Kein Reimschema vorhanden
„Nänie“ ist eine Elegie (Von Römern als Klagelied verwendet, wurde in Klassik wiederaufgegriffen um Gefühle besser auszudrücken

3. Gedichtinterpretation

3.1 Inhalt
„Nänie“ (von lat. Nenia) ist ein Trauerlied oder ein Totenlied.

V. 1-2
Eingangs wird eine These aufgestellt „Auch das Schöne muss sterben!“ Schönheit hat Einfluss auf Menschen und Götter, aber nicht auf Hades. [Stygischer Zeus(Hades): Bewacher der Styx(= Grenzfluss für die Toten zur Unterwelt gelangen.)]

V. 3-4
Anspielung auf Sage um Orpheus und Eurydike. „Geschenk“ ist Eurydike.
(Orpheus darf, die an einem Schlangenbiss gestorbene Nymphe Eurydike, aus der Unterwelt zurückholen, dabei muss er Geige/Harfe spielen und darf sich dabei nicht nach Eurydike umblicken. Da er sich aber nicht bezähmen kann und zurückblickt, ist Eurydike für immer verloren.)

V. 5-6
Anspielung auf Aphrodites Liebe zu Adonis.
(Die Liebesgöttin Aphrodite, die in Liebe zu Adonis entbrannt war, konnte die Macht des Schattenreichs nicht brechen, als ein Eber den schönen Knaben zu Tode verletzte.)

V. 7-8
Anspielung auf das Buch Aithiopis in dem Achilles, der bedeutende Held stirbt.
(Die unsterbliche Thetis (Wassernymphe) die Mutter des Achill, konnte nicht verhindern, dass ein Pfeil des Paris Achill, den größten aller Helden, bei einem Ansturm auf das skäische(westliche) Tor Trojas tödlich traf.)

V. 9-10
Thetis klagt mit ihren Schwestern um Achilles.

V. 11-12
Wiederaufnahme des Grundthemas: „Das Schöne muss sterben“.
Sogar die Göttinnen und Götter stimmen in ihre Klage mit ein, stimmen gar eine allgemeine Klage an und betrauern die Vergänglichkeit des Schönen.

V. 13
Wird ausschließlich auf die Ästhetik, die Schönheit der Klage eingegangen.

V. 14
Das Alltägliche geht ohne Würdigung in die Unterwelt hinab.

3.2 Interpretation

Gegenstand des Gedichtes ist der Tod eines Abstraktums, des Schönen an sich.
Die Behauptung „Das schöne muss sterben“ wird mit drei Beispielen für Schönheit, aus der griechischen Mythologie, belegt.

V. 1
Hebt zum einen hohen Wert des Themas heraus.

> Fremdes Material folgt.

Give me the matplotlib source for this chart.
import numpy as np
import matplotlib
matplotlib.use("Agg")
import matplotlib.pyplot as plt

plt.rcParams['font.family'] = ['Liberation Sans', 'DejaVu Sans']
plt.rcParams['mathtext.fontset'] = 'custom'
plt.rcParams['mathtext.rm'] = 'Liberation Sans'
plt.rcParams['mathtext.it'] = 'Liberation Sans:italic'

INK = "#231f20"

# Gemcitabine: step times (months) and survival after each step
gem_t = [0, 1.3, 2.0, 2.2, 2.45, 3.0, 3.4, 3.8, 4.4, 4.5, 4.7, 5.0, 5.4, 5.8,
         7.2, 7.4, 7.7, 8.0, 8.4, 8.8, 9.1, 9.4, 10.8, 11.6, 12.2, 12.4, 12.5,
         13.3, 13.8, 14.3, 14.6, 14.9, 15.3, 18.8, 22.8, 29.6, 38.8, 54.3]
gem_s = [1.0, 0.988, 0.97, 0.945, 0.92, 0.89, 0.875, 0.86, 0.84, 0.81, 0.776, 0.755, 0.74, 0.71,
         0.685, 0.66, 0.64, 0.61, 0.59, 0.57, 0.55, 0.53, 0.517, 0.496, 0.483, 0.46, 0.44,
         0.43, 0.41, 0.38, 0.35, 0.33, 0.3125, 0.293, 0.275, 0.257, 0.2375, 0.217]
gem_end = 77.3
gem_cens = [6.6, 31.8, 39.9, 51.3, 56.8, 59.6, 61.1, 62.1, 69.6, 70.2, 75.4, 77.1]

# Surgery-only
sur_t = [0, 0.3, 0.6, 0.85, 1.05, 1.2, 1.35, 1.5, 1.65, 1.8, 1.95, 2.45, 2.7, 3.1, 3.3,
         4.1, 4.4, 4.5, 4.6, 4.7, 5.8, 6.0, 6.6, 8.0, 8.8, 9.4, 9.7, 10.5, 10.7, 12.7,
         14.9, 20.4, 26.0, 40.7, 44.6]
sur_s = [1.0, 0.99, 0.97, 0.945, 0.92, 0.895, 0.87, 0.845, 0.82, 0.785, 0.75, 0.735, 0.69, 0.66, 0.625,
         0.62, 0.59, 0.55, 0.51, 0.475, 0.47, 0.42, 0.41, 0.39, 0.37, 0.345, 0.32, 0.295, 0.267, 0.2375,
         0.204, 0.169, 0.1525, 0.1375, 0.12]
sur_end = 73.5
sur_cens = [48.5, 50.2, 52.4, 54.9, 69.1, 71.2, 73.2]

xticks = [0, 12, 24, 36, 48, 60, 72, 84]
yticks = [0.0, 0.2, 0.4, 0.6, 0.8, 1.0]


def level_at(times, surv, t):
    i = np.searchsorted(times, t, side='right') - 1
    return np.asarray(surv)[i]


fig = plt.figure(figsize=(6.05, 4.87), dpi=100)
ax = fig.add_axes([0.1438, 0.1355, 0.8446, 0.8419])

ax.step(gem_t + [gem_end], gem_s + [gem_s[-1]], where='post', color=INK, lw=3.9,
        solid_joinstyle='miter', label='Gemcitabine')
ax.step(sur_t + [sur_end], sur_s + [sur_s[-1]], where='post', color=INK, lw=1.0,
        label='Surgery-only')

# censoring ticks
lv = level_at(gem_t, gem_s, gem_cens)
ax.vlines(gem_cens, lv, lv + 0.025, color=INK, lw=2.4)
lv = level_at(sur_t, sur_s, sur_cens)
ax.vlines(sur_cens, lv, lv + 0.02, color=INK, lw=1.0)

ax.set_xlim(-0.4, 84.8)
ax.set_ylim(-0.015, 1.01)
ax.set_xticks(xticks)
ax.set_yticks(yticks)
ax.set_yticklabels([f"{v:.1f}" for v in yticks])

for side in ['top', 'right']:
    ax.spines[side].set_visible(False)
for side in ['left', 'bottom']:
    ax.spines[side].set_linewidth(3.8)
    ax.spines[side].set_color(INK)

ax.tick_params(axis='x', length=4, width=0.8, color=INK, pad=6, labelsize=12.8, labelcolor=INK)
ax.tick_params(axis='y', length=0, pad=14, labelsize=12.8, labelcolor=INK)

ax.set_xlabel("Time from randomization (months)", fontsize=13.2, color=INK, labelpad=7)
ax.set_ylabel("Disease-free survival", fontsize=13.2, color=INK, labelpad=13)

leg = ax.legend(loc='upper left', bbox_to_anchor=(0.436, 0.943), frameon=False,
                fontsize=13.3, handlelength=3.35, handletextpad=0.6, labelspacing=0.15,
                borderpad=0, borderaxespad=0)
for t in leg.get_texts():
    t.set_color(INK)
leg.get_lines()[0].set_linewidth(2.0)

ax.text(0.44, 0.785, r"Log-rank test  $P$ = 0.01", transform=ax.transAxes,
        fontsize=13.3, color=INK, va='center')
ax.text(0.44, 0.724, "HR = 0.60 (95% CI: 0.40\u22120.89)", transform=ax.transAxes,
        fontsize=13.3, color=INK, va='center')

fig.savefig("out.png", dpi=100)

Zum anderen ist Tod des Schönen Voraussetzung für ihren Sieg über Menschen und Götter.

V. 3-4
Orpheus und Eurydike stehen für die Schönheit der Liebe, die Hades fast erweicht hätte.
Schiller wandelt den Mythos ab indem er das Versagen Orpheus ignoriert und die Strenge des Totengottes beton, um die Gesetzmäßigkeit der Ausgansthese zu unterstreichen.

V. 5-6
Es handelt von Aphrodite und Adonis.
Sie repräsentieren die körperliche Schönheit, die ebenfalls sterblich ist.

V. 7-8
Achill wurde als äußerst schön beschrieben. Dieser Begriff ist jedoch weitgefasst und bezieht sich auch auf seine Tugenden (insb. Tapferkeit).

V. 9-12
Einleitender Partikel „Aber“: Aufteilung Gedicht in zwei Hälften
Zum einen Bezug auf trauernde Mutter (Thetis).
Klage der Götter über den Verlust Achills, weniger als Einzelschicksal betrauert, sondern mit dem Verlust von Schönheit und Vollkommenheit gleichgesetzt.

V. 13-14
Zum anderen Einleitung Antithese zu Anfangsbehauptung:
„Auch ein Klagelied zu sein im Mund der Geliebten, ist herrlich“.
Dadurch, dass ausschließlich auf die Schönheit der Klage eingegangen wird, wird diese gerade im Klagelied wieder zum Leben erweckt.
Aber „das Gemeine“, das einer Nänie nicht Würdige, geht ohne Beachtung zu Grunde.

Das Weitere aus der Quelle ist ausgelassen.